Ex-movie theater projectionist Steve Guttenberg has also worked as a high-end audio salesman, and as a record producer. Steve currently reviews audio products for CNET and works as a freelance writer for Stereophile.
As you might have guessed, I spend a lot of time listening to speakers to evaluate their sound quality. No speaker I've heard in 20 years of reviewing, and another 16 years of selling high-end audio speakers sounded exactly like live music. Of course some get closer -- a lot closer -- than others. That's what the art of speaker design is all about.

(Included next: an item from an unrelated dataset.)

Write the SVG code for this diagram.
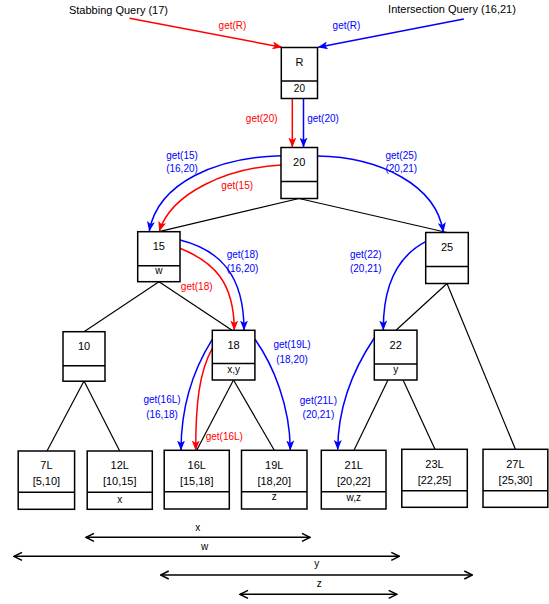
<svg xmlns="http://www.w3.org/2000/svg" width="549" height="604" viewBox="0 0 549 604">
<defs>
<marker id="ar" viewBox="0 0 10 8" markerWidth="10" markerHeight="8" refX="9.5" refY="4" orient="auto" markerUnits="userSpaceOnUse"><path d="M0,0 L10,4 L0,8 L2.5,4 z" fill="#f00"/></marker>
<marker id="ab" viewBox="0 0 10 8" markerWidth="10" markerHeight="8" refX="9.5" refY="4" orient="auto" markerUnits="userSpaceOnUse"><path d="M0,0 L10,4 L0,8 L2.5,4 z" fill="#00f"/></marker>
<marker id="iv" viewBox="0 0 10 10" markerWidth="10" markerHeight="10" refX="9" refY="5" orient="auto-start-reverse" markerUnits="userSpaceOnUse"><path d="M1,1 L9,5 L1,9" fill="none" stroke="#000" stroke-width="1.5"/></marker>
<style>
.box{fill:#fff;stroke:#000;stroke-width:1.5}
.dv{stroke:#000;stroke-width:1.5}
.t{font-family:"Liberation Sans",Arial,Helvetica,sans-serif;font-size:11px;fill:#000;text-anchor:middle}
.s{font-size:10px}
.lr{font-family:"Liberation Sans",Arial,Helvetica,sans-serif;font-size:10px;fill:#f00;text-anchor:middle}
.lb{font-family:"Liberation Sans",Arial,Helvetica,sans-serif;font-size:10px;fill:#00f;text-anchor:middle}
.e{stroke:#000;stroke-width:1.2;fill:none}
.r{stroke:#f00;stroke-width:1.5;fill:none;marker-end:url(#ar)}
.b{stroke:#00f;stroke-width:1.5;fill:none;marker-end:url(#ab)}
.iv{stroke:#000;stroke-width:1.5;fill:none;marker-start:url(#iv);marker-end:url(#iv)}
</style>
</defs>
<rect width="549" height="604" fill="#fff"/>

<g id="connectors">
<path class="e" d="M299,198.5 L159,231.7"/>
<path class="e" d="M299,198.5 L447,232.5"/>
<path class="e" d="M159,281.7 L84,331.7"/>
<path class="e" d="M159,281.7 L232,330.3"/>
<path class="e" d="M447,283.5 L396,330.2"/>
<path class="e" d="M447,283.5 L515.4,449.3"/>
<path class="e" d="M84,381 L47,451"/>
<path class="e" d="M84,381 L119.7,451"/>
<path class="e" d="M233.5,380 L196.7,450.3"/>
<path class="e" d="M233.5,380 L274.3,450.3"/>
<path class="e" d="M395.7,364 L354,450.3"/>
<path class="e" d="M395.7,364 L435,449.3"/>

<path class="r" d="M129.5,18.3 L281.8,47.2"/>
<path class="b" d="M463.8,19 L318.3,47.2"/>
<path class="r" d="M292.3,98.3 L292.3,147"/>
<path class="b" d="M303.5,98.3 L303.5,147"/>
<path class="b" d="M281,155.7 C218,157 158,182 149.3,231"/>
<path class="r" d="M281,165 C228,168 172,192 159.3,231"/>
<path class="b" d="M317.5,156 C380,157 436,185 443.3,232"/>
<path class="b" d="M180,240 C220,250 244,275 244,330"/>
<path class="r" d="M180,248.3 C214,262 234,282 234.3,330"/>
<path class="b" d="M425.7,241.7 C398,256 383,285 383.3,330"/>
<path class="b" d="M212.3,339.3 C193,370 181,405 181,450"/>
<path class="r" d="M212.3,348.3 C199,372 195.7,405 195.7,450"/>
<path class="b" d="M255,339.3 C273,365 290,405 290.3,450"/>
<path class="b" d="M374.3,338 C354,368 338,405 337.7,449.5"/>

<text class="lr" x="232.5" y="28.5">get(R)</text>
<text class="lb" x="346.5" y="28.5">get(R)</text>
<text class="lr" x="261.7" y="122">get(20)</text>
<text class="lb" x="323" y="122">get(20)</text>
<text class="lb" x="182" y="158.5">get(15)</text>
<text class="lb" x="182" y="172">(16,20)</text>
<text class="lr" x="237.2" y="188.5">get(15)</text>
<text class="lb" x="401.3" y="158.5">get(25)</text>
<text class="lb" x="401.3" y="172">(20,21)</text>
<text class="lb" x="242.5" y="257.5">get(18)</text>
<text class="lb" x="242.5" y="272">(16,20)</text>
<text class="lr" x="196.7" y="290">get(18)</text>
<text class="lb" x="365.8" y="257.5">get(22)</text>
<text class="lb" x="365.8" y="272">(20,21)</text>
<text class="lb" x="292" y="348">get(19L)</text>
<text class="lb" x="292" y="362.5">(18,20)</text>
<text class="lb" x="162" y="403">get(16L)</text>
<text class="lb" x="162" y="417.5">(16,18)</text>
<text class="lb" x="318.4" y="403.5">get(21L)</text>
<text class="lb" x="318.4" y="418">(20,21)</text>
<text class="lr" x="224.3" y="440">get(16L)</text>

<path class="iv" d="M86,537.3 L310,537.3"/>
<path class="iv" d="M14,556.3 L399.3,556.3"/>
<path class="iv" d="M160.7,575 L472.3,575"/>
<path class="iv" d="M240,594.3 L396.7,594.3"/>
<text class="t s" x="197.7" y="531">x</text>
<text class="t s" x="204.7" y="550">w</text>
<text class="t s" x="316.7" y="566.5">y</text>
<text class="t s" x="319.3" y="587">z</text>
</g>

<g id="q-stab"><text class="t" x="118.5" y="13.5">Stabbing Query (17)</text></g>
<g id="q-inter"><text class="t" x="452" y="12.5">Intersection Query (16,21)</text></g>

<g id="nR"><rect class="box" x="281.3" y="47.5" width="36.2" height="51"/><line class="dv" x1="281.3" y1="81" x2="317.5" y2="81"/><text class="t" x="299.4" y="65.7">R</text><text class="t s" x="299.4" y="91.5">20</text></g>
<g id="n20"><rect class="box" x="281" y="147.5" width="36.5" height="51"/><line class="dv" x1="281" y1="181.5" x2="317.5" y2="181.5"/><text class="t" x="299.2" y="166.3">20</text></g>
<g id="n15"><rect class="box" x="137.7" y="231.7" width="42.3" height="50"/><line class="dv" x1="137.7" y1="265.7" x2="180" y2="265.7"/><text class="t" x="158.8" y="250">15</text><text class="t s" x="158.8" y="273.5">w</text></g>
<g id="n25"><rect class="box" x="425.7" y="232.5" width="42.6" height="51"/><line class="dv" x1="425.7" y1="266.5" x2="468.3" y2="266.5"/><text class="t" x="447" y="250.5">25</text></g>
<g id="n10"><rect class="box" x="63" y="331.7" width="42" height="49.5"/><line class="dv" x1="63" y1="365.7" x2="105" y2="365.7"/><text class="t" x="84" y="350">10</text></g>
<g id="n18"><rect class="box" x="212.3" y="330.3" width="42.6" height="49.7"/><line class="dv" x1="212.3" y1="363.5" x2="254.9" y2="363.5"/><text class="t" x="233.6" y="348.5">18</text><text class="t s" x="233.6" y="372.5">x,y</text></g>
<g id="n22"><rect class="box" x="374.3" y="330.2" width="42.7" height="49.8"/><line class="dv" x1="374.3" y1="364" x2="417" y2="364"/><text class="t" x="395.7" y="348.5">22</text><text class="t s" x="395.7" y="372.5">y</text></g>

<g id="n7L"><rect class="box" x="18.2" y="451" width="56.4" height="58.3"/><line class="dv" x1="18.2" y1="492.3" x2="74.6" y2="492.3"/><text class="t" x="46.4" y="469">7L</text><text class="t" x="46.4" y="485">[5,10]</text></g>
<g id="n12L"><rect class="box" x="87.2" y="451" width="65.1" height="58.3"/><line class="dv" x1="87.2" y1="492.3" x2="152.3" y2="492.3"/><text class="t" x="119.7" y="469">12L</text><text class="t" x="119.7" y="485">[10,15]</text><text class="t s" x="119.7" y="502.5">x</text></g>
<g id="n16L"><rect class="box" x="164.2" y="450.3" width="65.1" height="58.7"/><line class="dv" x1="164.2" y1="491.7" x2="229.3" y2="491.7"/><text class="t" x="196.7" y="468.5">16L</text><text class="t" x="196.7" y="484.5">[15,18]</text></g>
<g id="n19L"><rect class="box" x="241.5" y="450.3" width="65.5" height="58.7"/><line class="dv" x1="241.5" y1="491.7" x2="307" y2="491.7"/><text class="t" x="274.2" y="468.5">19L</text><text class="t" x="274.2" y="484.5">[18,20]</text><text class="t s" x="274.2" y="500">z</text></g>
<g id="n21L"><rect class="box" x="321.3" y="450.3" width="64.7" height="58.7"/><line class="dv" x1="321.3" y1="491.7" x2="386" y2="491.7"/><text class="t" x="353.7" y="468.5">21L</text><text class="t" x="353.7" y="484.5">[20,22]</text><text class="t s" x="353.7" y="501">w,z</text></g>
<g id="n23L"><rect class="box" x="401.8" y="449.3" width="65.5" height="58"/><line class="dv" x1="401.8" y1="490.7" x2="467.3" y2="490.7"/><text class="t" x="434.5" y="467.5">23L</text><text class="t" x="434.5" y="483.5">[22,25]</text></g>
<g id="n27L"><rect class="box" x="483" y="449.3" width="64.8" height="58"/><line class="dv" x1="483" y1="490.7" x2="547.8" y2="490.7"/><text class="t" x="515.4" y="467.5">27L</text><text class="t" x="515.4" y="483.5">[25,30]</text></g>
</svg>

But some of the ones that fall short of greatness commit what I call "sins of omission," and are still easy to listen to and sound good. They might "omit" treble detail, miss deep bass, be unable to reproduce the full dynamic range of music, fail to project a life-size sound into the room, or their frequency response might fall far short of perfection. Even so, they can still sound pleasing and I might give them a positive review. When the losses are benign the music will shine through.
But if the speaker's distortions are "additive" and have audible consequences like harshness or muddy bass, or if it ruthlessly squashes dynamic range, that speaker won't get a great review. Same for speakers that sound like boxes the music is struggling to get out of -- that speaker deserves a bad review. Those types of distortions that pull my attention away from the music are never a good thing.
One of the most important things for any speaker to get right is the sound of the human voice. We might not be all that familiar with the sound of a violin, grand piano, or drum kit in real life, but we all know what male and female voices sound like. That's why accurate voice reproduction is so crucial.
Still, I'm always curious about how audiophiles judge sound quality, so I posted the following question on Facebook, "What makes a great speaker great? Flat frequency response, freewheeling dynamic range, natural midrange, holographic imaging, blah, blah, blah. Please list the top three, in your opinion."
As expected the responses were all over the place. Here are just a few of them.
One guy said "If it reminds me of 'live music' and not 'electronics' I am pleased." Another put it this way: "Accurate tonal balance, good imaging, and soundfield reproduction." Another responder commented, "1. Midrange clarity 2. Pitch certainty in the bass range. 3. Even dispersion, octave to octave."
I liked this one: "When I close my eyes I want to 'see' the music, So #1. Holographic Imaging, I hold that dear to my heart... but... #2. it must sound real! So Dynamic range is important. And #3. Depth! Like you would hear if you were present at the recording."
Everyone has their own mix of attributes, so it should come as no surprise that speakers all sound so different from each other! So even if there were such a thing as a perfect speaker, it still wouldn't please every taste!
My job as a reviewer is to describe sound the best I can in context for the speaker's price and size. There's no such thing as a speaker that does everything well and works in every situation. It's impossible to recommend speakers that would be ideal for everyone. One reader might have a 1,000-square-foot (92 square meters) loft, where they sit 25 feet (7.6 meters) from the speakers and mostly listens to hip hop, and another reader might live in a tiny apartment and only listen to chamber music. They both want great speakers, but they need very different speakers.